Ich habe deshalb heute die Freude und Ehre, Ihnen, lieber Herr Dr. Viereck, den Beuth-Preis und die Beuth-Medaille verleihen zu dürfen und gratuliere Ihnen hierzu im Namen des Beuth-Ausschusses herzlich. Sie haben mit Ihrer Arbeit eine sehr gute wissenschaftliche Leistung vollbracht, die Impulse setzt und der Fachwelt nur wärmstens zur Lektüre empfohlen werden kann. Da Sie in Ihrer jetzigen Tätigkeit als Systemingenieur bei Bombardier Transportation in Hennigsdorf an den Themen arbeiten, die für Bahn und Industrie gleichermaßen von Bedeutung sind, werden wir sicher noch öfters von Ihnen hören und lesen. Ich freue mich darauf und kann Sie nur ermuntern, Ihren guten Weg konsequent weiter zu verfolgen!

 

 

 

Seine Diplomarbeit hat Herr Ehmann in der Zeit von April bis September 2006 bei Herrn Prof.
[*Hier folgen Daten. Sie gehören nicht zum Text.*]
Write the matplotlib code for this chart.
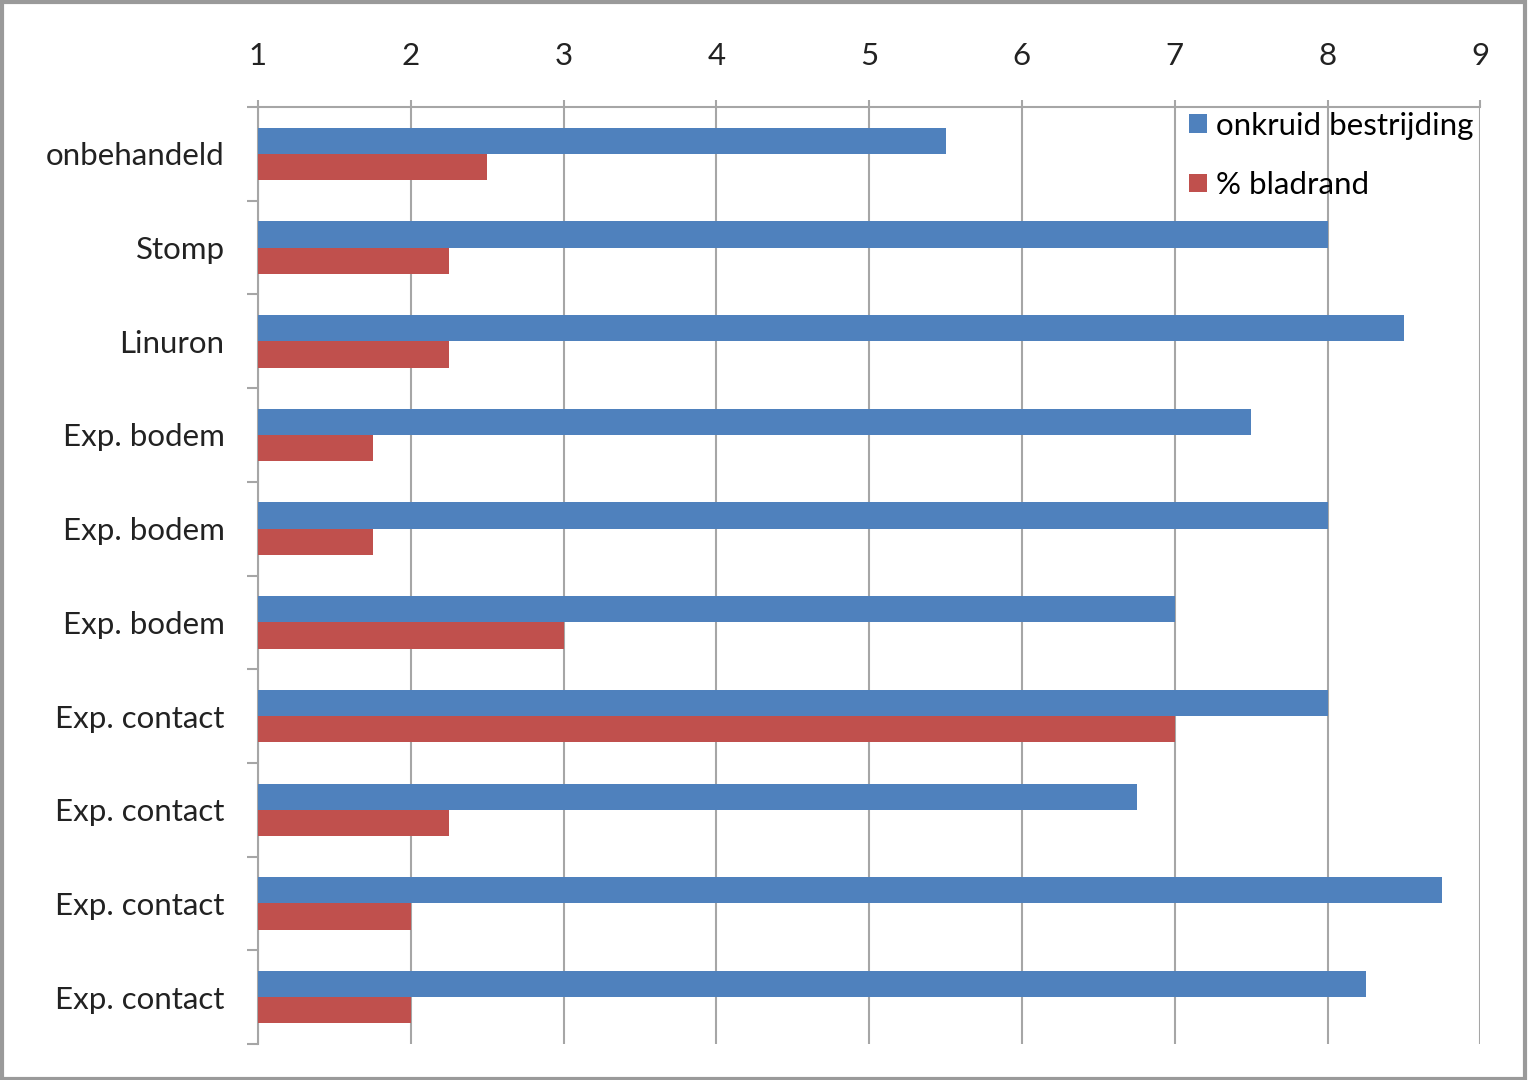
import numpy as np
import matplotlib
matplotlib.use("Agg")
import matplotlib.pyplot as plt
from matplotlib.patches import Rectangle

# data
categories = ["onbehandeld", "Stomp", "Linuron", "Exp. bodem", "Exp. bodem",
              "Exp. bodem", "Exp. contact", "Exp. contact", "Exp. contact", "Exp. contact"]
onkruid = [5.5, 8, 8.5, 7.5, 8, 7, 8, 6.75, 8.75, 8.25]
bladrand = [2.5, 2.25, 2.25, 1.75, 1.75, 3, 7, 2.25, 2, 2]
xticks = [1, 2, 3, 4, 5, 6, 7, 8, 9]

plt.rcParams['font.family'] = ['Lato', 'DejaVu Sans']

blue = '#4F81BD'
red = '#C0504D'
gray = '#A6A6A6'
fs = 22.5

fig = plt.figure(figsize=(15.28, 10.8), dpi=100)
ax = fig.add_axes([0.1688, 0.0333, 0.8, 0.8676])

y = np.arange(len(categories))
h = 0.28
base = 1
ax.barh(y - h/2, np.array(onkruid) - base, height=h, left=base, color=blue,
        label='onkruid bestrijding', zorder=3)
ax.barh(y + h/2, np.array(bladrand) - base, height=h, left=base, color=red,
        label='% bladrand', zorder=3)

ax.set_xlim(1, 9)
ax.set_ylim(len(categories) - 0.5, -0.5)
ax.xaxis.tick_top()
ax.set_xticks(xticks)
ax.set_xticklabels([str(t) for t in xticks])
ax.set_yticks(y)
ax.set_yticklabels(categories)
ax.set_yticks(np.arange(len(categories) + 1) - 0.5, minor=True)

ax.tick_params(axis='x', which='major', length=5, width=1.5, color=gray,
               labelsize=fs, pad=22, labelcolor='#222222')
ax.tick_params(axis='y', which='major', length=0, labelsize=fs, pad=24,
               labelcolor='#222222')
ax.tick_params(axis='y', which='minor', length=8, width=1.5, color=gray)

ax.grid(axis='x', color=gray, lw=1.5, zorder=0)
for s in ['right', 'bottom']:
    ax.spines[s].set_visible(False)
for s in ['left', 'top']:
    ax.spines[s].set_color(gray)
    ax.spines[s].set_linewidth(1.5)

ax.legend(loc='upper right', bbox_to_anchor=(0.9725, 0.908),
          bbox_transform=fig.transFigure, frameon=False, fontsize=fs,
          handlelength=0.55, handleheight=0.55, handletextpad=0.3,
          labelspacing=1.0, borderaxespad=0)

# outer frame of the chart
fig.patches.append(Rectangle((0.001, 0.001), 0.997, 0.997, transform=fig.transFigure,
                             fill=False, edgecolor='#9A9A9A', lw=3))

fig.savefig('out.png', dpi=100)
Dipl.-Ing. Dieter Bögle, Lehr- und Forschungsgebiet Schienenfahrzeugtechnik der Universität Stuttgart, angefertigt.

* * * * *

Die Dissertation von Herrn Dr. Viereck entstand am Institut für Schienenfahrzeuge und Fördertechnik (IFS) der Rheinisch-Westfälischen Technischen Hochschule Aachen unter der Leitung von Herrn Prof. Dr.-Ing. Torsten Dellmann. Sie wurde im VDI-Verlag veröffentlicht:

  Viereck, Uwe
„Dynamisches Kraftschlussmodell zur Optimierung von Gleitschutzsystemen”
Fortschr.-Ber. VDI Reihe 12 Nr. 678.
Düsseldorf: VDI Verlag 2008.
130 Seiten, 82 Bilder, 5 Tabellen.
ISBN 978-3-18-367812-9, ISSN 0178-9449.
 
Kurzzusammenfassung:
Die vorliegende Arbeit befasst sich mit den Besonderheiten der Kraftübertragung zwischen Rad und Schiene während einer kraftschlussverminderten Bremsung, die mit herkömmlichen Kraftschluss/Schlupffunktionen nicht ausreichend beschrieben werden. Das Vorliegen einer Zwischenschicht im Rad/Schienekontakt und einer variablen Schlupfverlustleistung in Abhängigkeit vom Bremsschlupf erfordern ein dynamisches Kraftschlussmodell. Grundlage dafür sind physikalische Modelle mit den wesentlichen Größen Temperatur, Rad/Schieneoberfläche, Viskosität der Zwischenschicht und Materialeigenschaften. Daraus werden dynamische Kraftschlussmodelle erster und zweiter Ordnung je nach Berücksichtigung der Schlupfverlustleistung bzw. der im Rad/Schienekontakt umgesetzten Energie abgeleitet. Weiterhin erfolgt eine Einteilung in statische, quasistatische und dynamische Kraftschluss/Schlupffunktionen.